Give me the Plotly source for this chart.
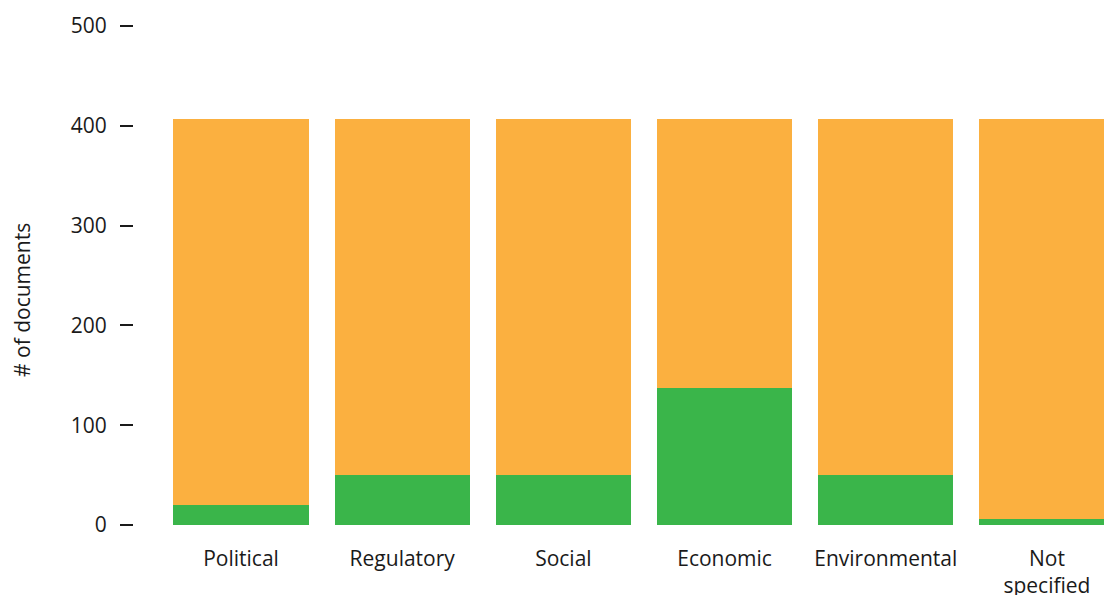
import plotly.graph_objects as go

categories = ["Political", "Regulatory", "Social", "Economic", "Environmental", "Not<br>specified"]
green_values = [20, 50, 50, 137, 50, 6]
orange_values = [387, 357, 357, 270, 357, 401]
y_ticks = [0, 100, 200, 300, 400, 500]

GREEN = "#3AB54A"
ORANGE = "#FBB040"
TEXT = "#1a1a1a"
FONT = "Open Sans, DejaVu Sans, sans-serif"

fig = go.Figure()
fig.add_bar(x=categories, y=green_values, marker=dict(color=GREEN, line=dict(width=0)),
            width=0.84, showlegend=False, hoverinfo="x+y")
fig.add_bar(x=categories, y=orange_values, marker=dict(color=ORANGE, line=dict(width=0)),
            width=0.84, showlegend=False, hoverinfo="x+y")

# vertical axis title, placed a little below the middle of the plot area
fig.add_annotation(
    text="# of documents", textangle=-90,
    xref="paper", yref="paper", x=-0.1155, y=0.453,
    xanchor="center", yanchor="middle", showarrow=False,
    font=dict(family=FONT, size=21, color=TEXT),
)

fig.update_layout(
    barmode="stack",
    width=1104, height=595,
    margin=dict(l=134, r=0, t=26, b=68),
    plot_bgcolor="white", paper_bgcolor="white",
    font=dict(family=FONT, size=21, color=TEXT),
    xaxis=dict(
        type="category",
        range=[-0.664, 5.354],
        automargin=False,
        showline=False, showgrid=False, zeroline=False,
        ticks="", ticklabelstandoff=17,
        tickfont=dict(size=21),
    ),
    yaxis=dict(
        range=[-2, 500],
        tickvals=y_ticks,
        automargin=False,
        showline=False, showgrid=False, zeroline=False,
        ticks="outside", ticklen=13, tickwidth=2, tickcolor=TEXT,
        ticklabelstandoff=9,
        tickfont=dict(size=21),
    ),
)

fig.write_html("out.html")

_ _ _ _ _ _ _

| What the task asks |
Copy the whole listing above word for word but do not carry over the pictures.

| Written response |
Give me the Plotly source for this chart.
import plotly.graph_objects as go

categories = ["Political", "Regulatory", "Social", "Economic", "Environmental", "Not<br>specified"]
green_values = [20, 50, 50, 137, 50, 6]
orange_values = [387, 357, 357, 270, 357, 401]
y_ticks = [0, 100, 200, 300, 400, 500]

GREEN = "#3AB54A"
ORANGE = "#FBB040"
TEXT = "#1a1a1a"
FONT = "Open Sans, DejaVu Sans, sans-serif"

fig = go.Figure()
fig.add_bar(x=categories, y=green_values, marker=dict(color=GREEN, line=dict(width=0)),
            width=0.84, showlegend=False, hoverinfo="x+y")
fig.add_bar(x=categories, y=orange_values, marker=dict(color=ORANGE, line=dict(width=0)),
            width=0.84, showlegend=False, hoverinfo="x+y")

# vertical axis title, placed a little below the middle of the plot area
fig.add_annotation(
    text="# of documents", textangle=-90,
    xref="paper", yref="paper", x=-0.1155, y=0.453,
    xanchor="center", yanchor="middle", showarrow=False,
    font=dict(family=FONT, size=21, color=TEXT),
)

fig.update_layout(
    barmode="stack",
    width=1104, height=595,
    margin=dict(l=134, r=0, t=26, b=68),
    plot_bgcolor="white", paper_bgcolor="white",
    font=dict(family=FONT, size=21, color=TEXT),
    xaxis=dict(
        type="category",
        range=[-0.664, 5.354],
        automargin=False,
        showline=False, showgrid=False, zeroline=False,
        ticks="", ticklabelstandoff=17,
        tickfont=dict(size=21),
    ),
    yaxis=dict(
        range=[-2, 500],
        tickvals=y_ticks,
        automargin=False,
        showline=False, showgrid=False, zeroline=False,
        ticks="outside", ticklen=13, tickwidth=2, tickcolor=TEXT,
        ticklabelstandoff=9,
        tickfont=dict(size=21),
    ),
)

fig.write_html("out.html")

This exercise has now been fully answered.